D’autres professions entretiennent des liens plus distants avec le milieu académique. «Nous recevons le plus souvent des commandes de la part des constructeurs et ce sont eux qui parlent avec les scientifiques», relève Markus Fritschi, formateur en polymécanique au PSI. Mais ces apprentissages sont également influencés par l’environnement de la recherche: «Nos apprenti·e·s façonnent des pièces très spéciales en petit nombre – au contraire de l’industrie qui produit en général en grande quantité de manière plus standardisée, souligne Stefan Hösli de l’Empa. Nous disposons d’une grande liberté dans ce que nous leur enseignons, et travaillons bien entendu avec des technologies de pointe qu’on ne trouve pas toujours dans les écoles professionnelles. D’ailleurs, nous discutons avec les associations professionnelles pour faire évoluer plus rapidement l’enseignement professionnel avec l’intégration d’outils modernes tels que l’impression 3D.»

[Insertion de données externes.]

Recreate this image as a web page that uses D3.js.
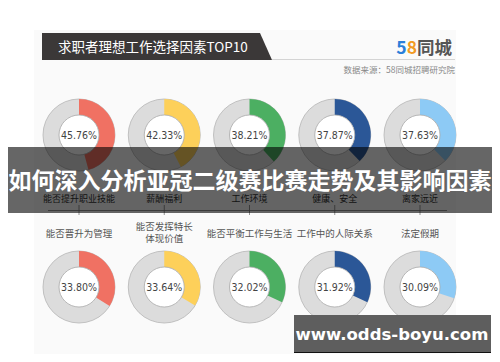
<!DOCTYPE html>
<meta charset="utf-8">
<style>
    body { margin: 0; background: #fff; }
    svg { display: block; }
</style>
<script src="https://d3js.org/d3.v7.min.js"></script>
<div id="chart"></div>
<script>
    // data
    var rowOneLabels = ["能否提升职业技能", "薪酬福利", "工作环境", "健康、安全", "离家远近"];
    var rowOneValues = [45.76, 42.33, 38.21, 37.87, 37.63];
    var rowTwoLabels = [["能否晋升为管理"], ["能否发挥特长", "体现价值"], ["能否平衡工作与生活"], ["工作中的人际关系"], ["法定假期"]];
    var rowTwoValues = [33.80, 33.64, 32.02, 31.92, 30.09];
    var colors = ["#f07163", "#fdd05a", "#4caf62", "#2b5797", "#8dcaf5"];

    var width = 500, height = 362;
    var cjk = "'Noto Sans CJK SC', 'Noto Sans', sans-serif";

    var svg = d3.select("#chart").append("svg")
        .attr("width", width)
        .attr("height", height);

    // background panel
    svg.append("rect").attr("x", 34).attr("y", 30).attr("width", 422).attr("height", 324)
        .attr("fill", "#fafafa");

    // header
    svg.append("path").attr("d", "M42,33 L260,33 L272,60 L42,60 Z").attr("fill", "#3b3838");
    svg.append("text").attr("x", 58).attr("y", 52)
        .attr("fill", "#fff").attr("font-size", 13.5).attr("font-family", cjk)
        .text("求职者理想工作选择因素TOP10");
    svg.append("line").attr("x1", 272).attr("x2", 455).attr("y1", 59.5).attr("y2", 59.5)
        .attr("stroke", "#d4d4d4");

    var logo = svg.append("text").attr("x", 452).attr("y", 54).attr("text-anchor", "end")
        .attr("font-size", 17.5).attr("font-weight", "bold").attr("font-family", cjk);
    logo.append("tspan").attr("fill", "#2a7fd9").text("5");
    logo.append("tspan").attr("fill", "#f29b22").text("8");
    logo.append("tspan").attr("fill", "#555").text("同城");

    svg.append("text").attr("x", 455).attr("y", 73).attr("text-anchor", "end")
        .attr("fill", "#888").attr("font-size", 8.5).attr("font-family", cjk)
        .text("数据来源：58同城招聘研究院");

    // scales
    var x = d3.scalePoint().domain(d3.range(5)).range([79, 420]);
    var angle = d3.scaleLinear().domain([0, 100]).range([0, 2 * Math.PI]);
    var outerR = 36, innerR = 20;
    var arc = d3.arc().innerRadius(innerR).outerRadius(outerR);

    function drawRow(values, cy) {
        var g = svg.append("g").selectAll("g").data(values).enter().append("g")
            .attr("transform", function (d, i) { return "translate(" + x(i) + "," + cy + ")"; });
        g.append("circle").attr("r", outerR).attr("fill", "#dcdcdc")
            .attr("stroke", "#b5b5b5").attr("stroke-width", 0.8);
        g.append("path")
            .attr("d", function (d) { return arc({startAngle: 0, endAngle: angle(d)}); })
            .attr("fill", function (d, i) { return colors[i]; });
        g.append("circle").attr("r", innerR).attr("fill", "#fff")
            .attr("stroke", "#a8a8a8").attr("stroke-width", 0.8);
        g.append("text").attr("text-anchor", "middle").attr("dy", "0.36em")
            .attr("fill", "#444").attr("font-size", 10.5)
            .attr("font-family", "'Liberation Sans Narrow', 'DejaVu Sans Condensed', sans-serif")
            .style("font-stretch", "condensed")
            .text(function (d) { return d.toFixed(2) + "%"; });
    }

    drawRow(rowOneValues, 135);
    drawRow(rowTwoValues, 287);

    // row one labels (mostly hidden under the banner)
    svg.append("g").selectAll("text").data(rowOneLabels).enter().append("text")
        .attr("x", function (d, i) { return x(i); }).attr("y", 202)
        .attr("text-anchor", "middle").attr("fill", "#333").attr("font-size", 9)
        .attr("font-family", cjk).text(function (d) { return d; });

    // axis line with ticks
    svg.append("line").attr("x1", 48).attr("x2", 447).attr("y1", 210.5).attr("y2", 210.5)
        .attr("stroke", "#777").attr("stroke-width", 0.8);
    svg.append("g").selectAll("line").data(d3.range(5)).enter().append("line")
        .attr("x1", function (d) { return x(d); }).attr("x2", function (d) { return x(d); })
        .attr("y1", 205).attr("y2", 215).attr("stroke", "#777").attr("stroke-width", 0.8);

    // row two labels
    var lab = svg.append("g").selectAll("text").data(rowTwoLabels).enter().append("text")
        .attr("x", function (d, i) { return x(i); })
        .attr("y", function (d) { return d.length > 1 ? 230 : 237; })
        .attr("text-anchor", "middle").attr("fill", "#555").attr("font-size", 9.5)
        .attr("font-family", cjk);
    lab.selectAll("tspan").data(function (d) { return d; }).enter().append("tspan")
        .attr("x", function () { return d3.select(this.parentNode).attr("x"); })
        .attr("dy", function (d, i) { return i ? 12 : 0; })
        .text(function (d) { return d; });

    // banner overlay
    svg.append("rect").attr("x", 8).attr("y", 147).attr("width", 484).attr("height", 66)
        .attr("fill", "rgba(0,0,0,0.6)");
    svg.append("text").attr("x", 250).attr("y", 189).attr("text-anchor", "middle")
        .attr("fill", "#fff").attr("font-size", 23).attr("font-weight", "bold")
        .attr("font-family", cjk)
        .text("如何深入分析亚冠二级赛比赛走势及其影响因素");

    // watermark box
    svg.append("rect").attr("x", 294).attr("y", 315).attr("width", 197).attr("height", 37)
        .attr("fill", "#5e5e5e");
    svg.append("line").attr("x1", 294).attr("x2", 491).attr("y1", 352.5).attr("y2", 352.5)
        .attr("stroke", "#111").attr("stroke-width", 1.2);
    svg.append("text").attr("x", 392).attr("y", 340).attr("text-anchor", "middle")
        .attr("fill", "#fff").attr("font-size", 16.5).attr("font-weight", "bold")
        .attr("font-family", "'DejaVu Sans', sans-serif")
        .text("www.odds-boyu.com");
</script>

Des jeunes curieux, ouverts et talentueux

Les jeunes qui font leur apprentissage dans les institutions de recherche du Domaine des EPF ont un profil particulier, notent les responsables de la formation: des gens curieux ayant un intérêt à la fois pour le travail manuel, la réflexion et qui n’ont pas peur des défis. On y trouve un nombre modeste – mais croissant – de femmes, souligne Cornel Andreoli, formateur des laborantin·e·s en physique à l’ETH Zurich.

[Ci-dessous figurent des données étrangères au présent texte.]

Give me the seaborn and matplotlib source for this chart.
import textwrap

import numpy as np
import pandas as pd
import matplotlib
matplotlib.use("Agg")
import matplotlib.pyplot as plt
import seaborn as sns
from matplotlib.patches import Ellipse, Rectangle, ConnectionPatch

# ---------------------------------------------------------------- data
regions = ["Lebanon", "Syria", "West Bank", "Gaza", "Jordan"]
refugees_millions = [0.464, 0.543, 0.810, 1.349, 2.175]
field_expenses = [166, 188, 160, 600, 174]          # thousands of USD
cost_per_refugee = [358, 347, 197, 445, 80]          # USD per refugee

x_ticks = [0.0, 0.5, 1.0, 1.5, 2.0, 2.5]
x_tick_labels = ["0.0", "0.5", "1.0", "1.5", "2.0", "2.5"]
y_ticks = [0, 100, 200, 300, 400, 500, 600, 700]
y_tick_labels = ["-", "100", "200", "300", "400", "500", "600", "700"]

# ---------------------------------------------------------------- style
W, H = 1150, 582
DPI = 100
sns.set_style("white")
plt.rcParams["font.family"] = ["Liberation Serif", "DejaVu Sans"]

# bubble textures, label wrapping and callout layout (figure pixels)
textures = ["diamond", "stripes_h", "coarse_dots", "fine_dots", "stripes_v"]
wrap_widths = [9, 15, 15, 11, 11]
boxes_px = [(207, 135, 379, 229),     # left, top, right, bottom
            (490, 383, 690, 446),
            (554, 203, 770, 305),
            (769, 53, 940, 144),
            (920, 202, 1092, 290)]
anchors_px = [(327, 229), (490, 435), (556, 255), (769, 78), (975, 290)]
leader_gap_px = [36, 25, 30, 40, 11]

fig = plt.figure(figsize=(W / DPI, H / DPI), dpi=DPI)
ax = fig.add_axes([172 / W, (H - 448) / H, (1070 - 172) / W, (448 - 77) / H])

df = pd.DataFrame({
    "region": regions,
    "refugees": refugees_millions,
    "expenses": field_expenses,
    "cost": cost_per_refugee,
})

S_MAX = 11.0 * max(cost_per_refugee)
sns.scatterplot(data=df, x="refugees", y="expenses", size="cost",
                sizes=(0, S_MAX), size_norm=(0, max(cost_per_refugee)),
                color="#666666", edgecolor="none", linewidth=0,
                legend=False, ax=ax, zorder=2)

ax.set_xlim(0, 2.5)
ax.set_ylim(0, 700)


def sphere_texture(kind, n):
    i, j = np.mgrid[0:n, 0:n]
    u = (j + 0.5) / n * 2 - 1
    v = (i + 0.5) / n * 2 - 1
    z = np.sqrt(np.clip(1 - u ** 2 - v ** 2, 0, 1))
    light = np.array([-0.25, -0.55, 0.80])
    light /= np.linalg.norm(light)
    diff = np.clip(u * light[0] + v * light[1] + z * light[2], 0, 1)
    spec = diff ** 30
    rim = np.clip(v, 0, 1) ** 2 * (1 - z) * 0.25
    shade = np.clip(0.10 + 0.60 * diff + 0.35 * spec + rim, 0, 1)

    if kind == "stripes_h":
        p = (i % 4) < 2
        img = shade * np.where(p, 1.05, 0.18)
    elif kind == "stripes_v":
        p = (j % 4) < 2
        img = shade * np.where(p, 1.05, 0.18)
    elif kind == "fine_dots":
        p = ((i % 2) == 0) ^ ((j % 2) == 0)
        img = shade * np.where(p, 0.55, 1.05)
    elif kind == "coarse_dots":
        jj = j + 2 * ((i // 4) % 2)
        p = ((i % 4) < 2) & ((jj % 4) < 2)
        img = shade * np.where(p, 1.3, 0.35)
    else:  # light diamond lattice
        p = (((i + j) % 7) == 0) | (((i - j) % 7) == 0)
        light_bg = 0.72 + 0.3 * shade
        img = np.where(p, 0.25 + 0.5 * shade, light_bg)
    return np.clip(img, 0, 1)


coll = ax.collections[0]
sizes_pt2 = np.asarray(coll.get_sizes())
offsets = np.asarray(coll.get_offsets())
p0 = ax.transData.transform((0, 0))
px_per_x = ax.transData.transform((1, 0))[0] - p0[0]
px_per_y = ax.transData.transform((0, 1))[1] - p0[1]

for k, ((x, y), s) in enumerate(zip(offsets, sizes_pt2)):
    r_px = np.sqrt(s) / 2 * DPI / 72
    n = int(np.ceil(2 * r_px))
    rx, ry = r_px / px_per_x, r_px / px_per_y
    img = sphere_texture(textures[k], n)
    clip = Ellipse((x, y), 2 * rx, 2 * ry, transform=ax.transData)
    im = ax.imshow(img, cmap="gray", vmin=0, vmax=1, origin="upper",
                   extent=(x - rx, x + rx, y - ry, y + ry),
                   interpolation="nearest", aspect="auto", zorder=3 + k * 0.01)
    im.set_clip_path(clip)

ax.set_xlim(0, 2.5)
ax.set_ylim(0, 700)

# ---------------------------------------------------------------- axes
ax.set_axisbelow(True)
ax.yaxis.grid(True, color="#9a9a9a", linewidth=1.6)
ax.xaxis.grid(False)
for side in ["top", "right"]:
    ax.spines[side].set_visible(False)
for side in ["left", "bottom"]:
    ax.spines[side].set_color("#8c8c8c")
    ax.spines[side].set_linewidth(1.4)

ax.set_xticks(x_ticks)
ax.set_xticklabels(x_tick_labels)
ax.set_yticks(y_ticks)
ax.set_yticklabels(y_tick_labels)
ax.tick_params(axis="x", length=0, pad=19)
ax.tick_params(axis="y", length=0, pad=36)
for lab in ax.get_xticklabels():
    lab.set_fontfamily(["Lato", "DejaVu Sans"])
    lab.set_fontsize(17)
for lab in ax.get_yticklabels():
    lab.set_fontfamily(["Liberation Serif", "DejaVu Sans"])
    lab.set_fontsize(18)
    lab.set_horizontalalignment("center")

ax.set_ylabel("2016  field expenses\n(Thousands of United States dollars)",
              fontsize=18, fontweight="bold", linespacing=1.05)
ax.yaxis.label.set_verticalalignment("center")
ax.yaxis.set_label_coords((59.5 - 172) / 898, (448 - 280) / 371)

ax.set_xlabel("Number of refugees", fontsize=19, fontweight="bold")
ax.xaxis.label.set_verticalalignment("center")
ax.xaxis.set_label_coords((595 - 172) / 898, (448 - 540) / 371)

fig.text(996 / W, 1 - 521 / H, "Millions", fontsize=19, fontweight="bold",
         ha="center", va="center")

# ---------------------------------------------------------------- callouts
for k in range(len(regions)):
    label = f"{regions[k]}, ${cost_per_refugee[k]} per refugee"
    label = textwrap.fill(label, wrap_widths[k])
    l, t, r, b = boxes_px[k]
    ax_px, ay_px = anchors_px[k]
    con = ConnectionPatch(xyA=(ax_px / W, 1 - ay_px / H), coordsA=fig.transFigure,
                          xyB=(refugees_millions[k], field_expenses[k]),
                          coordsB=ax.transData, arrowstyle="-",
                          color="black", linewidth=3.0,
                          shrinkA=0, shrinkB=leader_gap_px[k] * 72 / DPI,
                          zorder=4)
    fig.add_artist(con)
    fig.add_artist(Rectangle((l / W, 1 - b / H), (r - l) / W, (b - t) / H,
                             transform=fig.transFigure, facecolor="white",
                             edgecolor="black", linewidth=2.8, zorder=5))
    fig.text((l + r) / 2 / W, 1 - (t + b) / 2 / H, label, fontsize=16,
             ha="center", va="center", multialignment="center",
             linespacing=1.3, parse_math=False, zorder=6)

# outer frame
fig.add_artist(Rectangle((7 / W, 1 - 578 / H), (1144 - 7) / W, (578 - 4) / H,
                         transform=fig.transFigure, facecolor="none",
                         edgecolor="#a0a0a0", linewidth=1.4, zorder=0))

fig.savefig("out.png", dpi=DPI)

Le paradoxe réside dans le fait que ces jeunes talents finissent souvent par quitter leur profession de base pour effectuer des études supérieures. «D’un côté, je me réjouis de voir des apprenti·e·s poursuivre leur formation dans une haute école. D’un autre côté, il s’agit de gens doués qui manqueront à notre métier», confie Stefan Hösli. Un véritable hand drain, pour faire écho au fameux brain drain des universitaires qui quittent leur pays d’origine. Seul un quart de ses laborantin·e·s en chimie reste dans le métier, confirme Céline Henzelin-Nkubana, un quart changeant légèrement d’orientation et une bonne moitié poursuivant des études supérieures. «Au début, la plupart dit vouloir travailler et non pas étudier. Mais ces expériences de la recherche provoquent souvent un déclic – et créent de nouvelles vocations.»